We’ve seen a pivoting over the last decade in particular to the notion of centralised reporting/provisioning with decentralised access. So DBAs get to backup and recover using their own tools, VMware admins get to protect their systems using their own tools, and so on. In reality, it’s the only way to scale data protection within an organisation that truly works. That lets DBAs be in charge of granular recovery within their own tools, and VMware administrators do things as simple as adding clients to a protection policy without ever leaving vSphere, all the way up through performing instant access.

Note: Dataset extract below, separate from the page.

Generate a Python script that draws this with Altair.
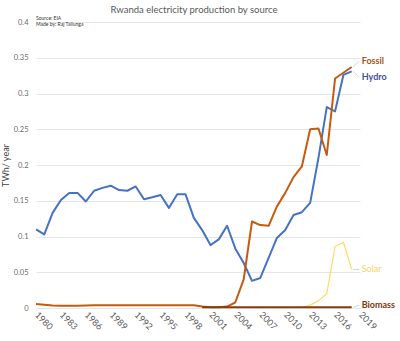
import altair as alt
import pandas as pd

years = list(range(1980, 2019))

hydro = [0.110, 0.103, 0.133, 0.151, 0.161, 0.161, 0.149, 0.164, 0.168, 0.171,
         0.165, 0.164, 0.170, 0.152, 0.155, 0.158, 0.140, 0.159, 0.159, 0.126,
         0.109, 0.088, 0.096, 0.115, 0.083, 0.063, 0.038, 0.042, 0.070, 0.098,
         0.109, 0.130, 0.134, 0.147, 0.210, 0.281, 0.275, 0.326, 0.331]

fossil = [0.0055, 0.0045, 0.0035, 0.003, 0.003, 0.003, 0.0035, 0.004, 0.004, 0.004,
          0.004, 0.004, 0.004, 0.004, 0.004, 0.004, 0.004, 0.004, 0.004, 0.004,
          0.002, 0.001, 0.001, 0.002, 0.008, 0.040, 0.121, 0.116, 0.115, 0.142,
          0.161, 0.183, 0.198, 0.250, 0.251, 0.214, 0.321, 0.329, 0.337]

solar = [None] * 32 + [0.001, 0.004, 0.010, 0.020, 0.086, 0.092, 0.054]

biomass = [None] * 20 + [0.001] * 19

series_names = ["Hydro", "Fossil", "Solar", "Biomass"]
series_values = [hydro, fossil, solar, biomass]
line_colors = ["#4472C4", "#C55A11", "#FFD966", "#843C0C"]
label_colors = ["#3F51A0", "#A65314", "#F5D560", "#7B3A10"]
line_widths = [2, 2, 1.2, 2]
label_weights = ["bold", "bold", "normal", "bold"]
label_dy = [6, -6, 0, -2]

x_ticks = list(range(1980, 2020, 3))
y_ticks = [0, 0.05, 0.1, 0.15, 0.2, 0.25, 0.3, 0.35, 0.4]

title_text = "Rwanda electricity production by source"
source_lines = ["Source: EIA", "Made by: Raj Tallunga"]

FONT = "Lato"

rows = []
for name, vals in zip(series_names, series_values):
    for y, v in zip(years, vals):
        if v is not None:
            rows.append({"series": name, "year": y, "value": v})
df = pd.DataFrame(rows)

x_scale = alt.Scale(domain=[1980, 2019], nice=False, zero=False)
y_scale = alt.Scale(domain=[0, 0.4], nice=False)

x_axis = alt.Axis(values=x_ticks, format="d", labelAngle=45, labelAlign="left",
                  labelBaseline="middle", labelPadding=5, labelFontSize=9,
                  labelColor="#595959", labelFont=FONT, labelOverlap=False,
                  labelFlush=False, labelBound=False, grid=False, domain=False,
                  ticks=False, title=None)
y_axis = alt.Axis(values=y_ticks, format="~g",
                  labelFontSize=7.5, labelColor="#6b6b6b", labelFont=FONT,
                  labelPadding=8, labelOverlap=False, grid=True,
                  gridColor="#e6e6e6", gridWidth=1,
                  domain=False, ticks=False, title="TWh/ year",
                  titleFont=FONT, titleFontSize=9, titleFontWeight="normal",
                  titleColor="#404040", titlePadding=3)

x_enc = alt.X("year:Q", scale=x_scale, axis=x_axis)
y_enc = alt.Y("value:Q", scale=y_scale, axis=y_axis)

layers = []
for i, name in enumerate(series_names):
    sub = df[df.series == name]
    layers.append(
        alt.Chart(sub).mark_line(color=line_colors[i], strokeWidth=line_widths[i],
                                 strokeJoin="round")
        .encode(x=x_enc, y=y_enc)
    )

for i, name in enumerate(series_names):
    end = df[df.series == name].tail(1)
    layers.append(
        alt.Chart(end).mark_rule(color="#c8c8c8", strokeWidth=0.8,
                                 xOffset=1.5, x2Offset=7.5, y2Offset=label_dy[i])
        .encode(x=x_enc, x2="year:Q", y=y_enc, y2="value:Q")
    )
    layers.append(
        alt.Chart(end.assign(label=name)).mark_text(
            align="left", baseline="middle", dx=10, dy=label_dy[i], font=FONT,
            fontSize=9, fontWeight=label_weights[i], color=label_colors[i])
        .encode(x=x_enc, y=y_enc, text="label:N")
    )

for j, line in enumerate(source_lines):
    layers.append(
        alt.Chart(pd.DataFrame({"t": [line]})).mark_text(
            align="left", baseline="middle", font=FONT, fontSize=5, color="#333333")
        .encode(x=alt.value(0), y=alt.value(-4 + 6 * j), text="t:N")
    )

chart = alt.layer(*layers).properties(
    width=324, height=286,
    padding={"left": 36, "top": 22, "right": 40, "bottom": 33},
    autosize=alt.AutoSizeParams(type="none"),
    background="white",
    title=alt.TitleParams(title_text, font=FONT, fontSize=9.5, fontWeight="normal",
                          color="#595959", anchor="middle", dx=-4, offset=2),
).configure_view(stroke=None)

chart.save("out.html", embed_options={"renderer": "svg", "actions": False})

Centralised provisioning. Centralised governance. Decentralised control. It’s the bees knees when it comes to optimum data protection environments.
The Media Server Lost
The classic three tier backup architecture (Server, Media Server/Storage Node, Client) evolved form a simple need to provide granular administrative control over the funneling of data from point A (the client) to point C (the protection storage – originally, the tapes). So to fill that gap, a lot of Bs were added: A to C via B, that is.
One of the most profound impacts of deduplication, particularly source based, inline deduplication, is the elimination of the media server or storage node from architectural considerations. Before you jump up and down and say NetWorker still has storage nodes, I’ll say that in an optimum NetWorker configuration, those storage nodes are all virtaulised and exist just to help tell clients where to send their data directly. In an optimum NetWorker environment, your storage nodes are not in the data path.
There are exception circumstances where you may still need to consider an intermediary server, they’ll usually come down to the very specific use case of NDMP (as the primary example). If a backup vendor tells you that you need big, powerful physical media servers though as a matter of course for all your backups, these days what they’re really telling you is that they’re still using a 90s architecture, and you get to pay for the privilege of using it.